When you find a posterior, it is true that $p(s|z)=\frac{p(z|s)p(s)}{p(z)}$ by Bayes rule. To do this, you would need to calculate the integral $p(z)=\int_{\Omega}p(z|s)p(s)ds$, however this turns out to be a constant (does not depend on s because it has been marginalized out) that will be part of the normalizing factor; consequently, it is more common to use the fact that $p(s|z)\propto p(z|s)p(s)$ to find the posterior density. Here, we can write
$$\begin{split}p(s|z)&\propto p(z|s)p(s)\\ &\propto\exp-\frac 1 2 (s^T-\mu^T)Q^{-1}(s-\mu)\exp-\frac 1 2 (z^T-s^TH^T)R^{-1}(z-Hs)\end{split}$$
Focus on the part inside the exponentiation
$$\begin{split}s^TQ^{-1}s-2\mu^TQ^{-1}s+s^TH^TR^{-1}Hs-2z^TR^THs=\\ s^T\underbrace{(Q^{-1}+H^TR^{-1}H)}_{=\Sigma^{-1}}s-2\underbrace{(\mu^TQ^{-1}+z^TR^TH)}_{=A^T}s\end{split}$$
We want to write this in the form $(s-m)^T\Sigma^{-1}(s-m)=s^T\Sigma^{-1}s-2m^T\Sigma^{-1}s+m^T\Sigma^{-1}m$ . Let $A^T=m^T\Sigma^{-1}$, then $\Sigma A=m$. So we add and subtract (subtraction is not shown because it is part of the normalizing constant) $A^T\Sigma A$ from the expression.

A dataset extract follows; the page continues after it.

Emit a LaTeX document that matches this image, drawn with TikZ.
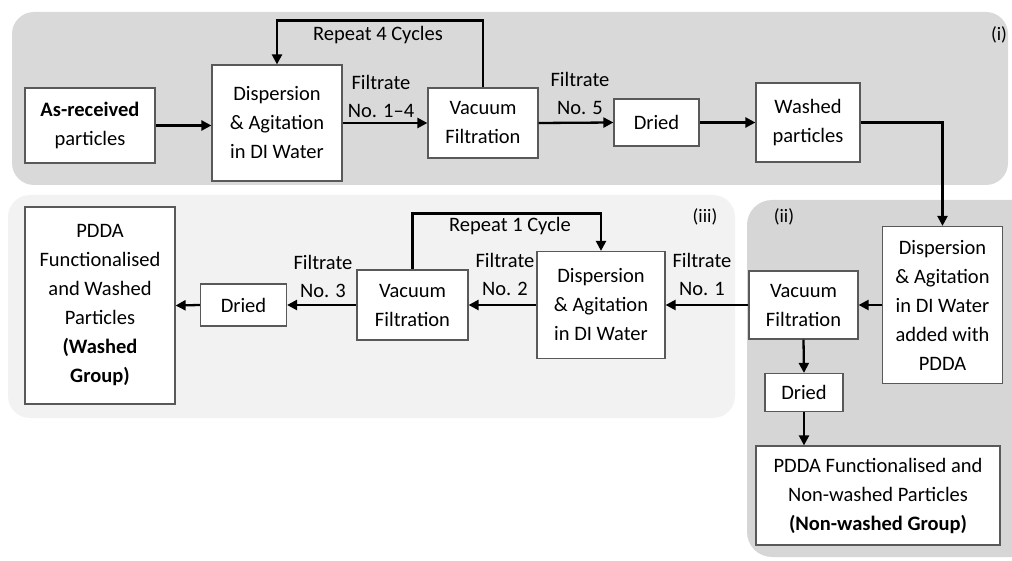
\documentclass[tikz,border=0pt]{standalone}
\usepackage{fontspec}
\setmainfont{Carlito}
\usetikzlibrary{arrows.meta}
\begin{document}
\begin{tikzpicture}[x=1pt,y=-1pt,
  box/.style={draw=black!65, line width=1.2pt, fill=white, align=center, inner sep=0pt,
              font=\fontsize{20.5}{29}\selectfont},
  lbl/.style={align=center, inner sep=0pt, font=\fontsize{20.5}{28}\selectfont},
  tag/.style={inner sep=0pt, font=\fontsize{19}{22}\selectfont},
  arr/.style={-{Triangle[length=10pt,width=10pt]}, line width=2.3pt},
]
\useasboundingbox (0,0) rectangle (1012,561);
\begin{scope}
\clip (0,0) rectangle (1012,561);
% regions
\fill[black!15, rounded corners=22] (12,12) rectangle (1008,185);
\fill[black!5, rounded corners=22] (8,195) rectangle (735,418);
\fill[black!16, rounded corners=25] (747,200) rectangle (1040,557);
\end{scope}
\node[tag] (ti) at (999,35) {(i)};
\node[tag] (tiii) at (705,217) {(iii)};
\node[tag] (tii) at (784,217) {(ii)};

% row (i)
\node[box, minimum width=130, minimum height=75] (asr) at (90,125.5) {\textbf{As-received}\\particles};
\node[box, minimum width=130, minimum height=116] (disp1) at (277,123) {Dispersion\\\& Agitation\\in DI Water};
\node[box, minimum width=110, minimum height=70] (vac1) at (483,123) {Vacuum\\Filtration};
\node[box, minimum width=85, minimum height=47] (dried1) at (656.5,122.5) {Dried};
\node[box, minimum width=104, minimum height=79] (washed) at (808,122.5) {Washed\\particles};

% region (ii)
\node[box, minimum width=120, minimum height=157] (disp2) at (942.5,305) {Dispersion\\\& Agitation\\in DI Water\\added with\\PDDA};
\node[box, minimum width=109, minimum height=68] (vac2) at (803.5,305) {Vacuum\\Filtration};
\node[box, minimum width=78, minimum height=38] (dried2) at (804,392.5) {Dried};
\node[box, minimum width=244, minimum height=99] (pddanw) at (878,495.5) {PDDA Functionalised and\\Non-washed Particles\\\textbf{(Non-washed Group)}};

% region (iii)
\node[box, minimum width=128, minimum height=107] (disp3) at (601,305) {Dispersion\\\& Agitation\\in DI Water};
\node[box, minimum width=111, minimum height=70] (vac3) at (412.5,305) {Vacuum\\Filtration};
\node[box, minimum width=86, minimum height=42] (dried3) at (243.5,305) {Dried};
\node[box, minimum width=150, minimum height=197] (pddaw) at (100,305.5) {PDDA\\Functionalised\\and Washed\\Particles\\\textbf{(Washed}\\\textbf{Group)}};

% connectors row (i)
\draw[arr] (asr.east) -- (asr.east -| disp1.west);
\draw[arr] (disp1.east) -- (vac1.west);
\draw[arr] (vac1.east) -- (dried1.west);
\draw[arr] (dried1.east) -- (washed.west);
\draw[arr] (vac1.north) -- ++(0,-67) -| (disp1.north);
\draw[arr] (washed.east) -| (disp2.north);

% connectors (ii)/(iii)
\draw[arr] (disp2.west) -- (vac2.east);
\draw[arr] (vac2.west) -- (disp3.east);
\draw[arr] (vac2.south) -- (dried2.north);
\draw[arr] (dried2.south) -- (dried2.south |- pddanw.north);
\draw[arr] (disp3.west) -- (vac3.east);
\draw[arr] (vac3.west) -- (dried3.east);
\draw[arr] (dried3.west) -- (pddaw.east);
\draw[arr] (vac3.north) -- ++(0,-56) -| (disp3.north);

% labels
\node[lbl] (r4) at (378,35) {Repeat 4 Cycles};
\node[lbl] (r1) at (510,226) {Repeat 1 Cycle};
\node[lbl] (f14) at (381,96) {Filtrate\\No. 1--4};
\node[lbl] (f5) at (580,93) {Filtrate\\No. 5};
\node[lbl] (f1) at (702,274) {Filtrate\\No. 1};
\node[lbl] (f2) at (505,274) {Filtrate\\No. 2};
\node[lbl] (f3) at (323,276) {Filtrate\\No. 3};
\end{tikzpicture}
\end{document}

$$s^T\Sigma^{-1}s-2A^Ts+A^T\Sigma A=(s-\Sigma A)^T\Sigma^{-1}(s-\Sigma A)$$
Thus the posterior of $s$ follows a multivariate normal with mean $\Sigma A=(Q^{-1}+H^TR^{-1}H)^{-1}(Q^{-1}\mu+H^TRz)$ and variance covariance matrix $(Q^{-1}+H^TR^{-1}H)^{-1}$.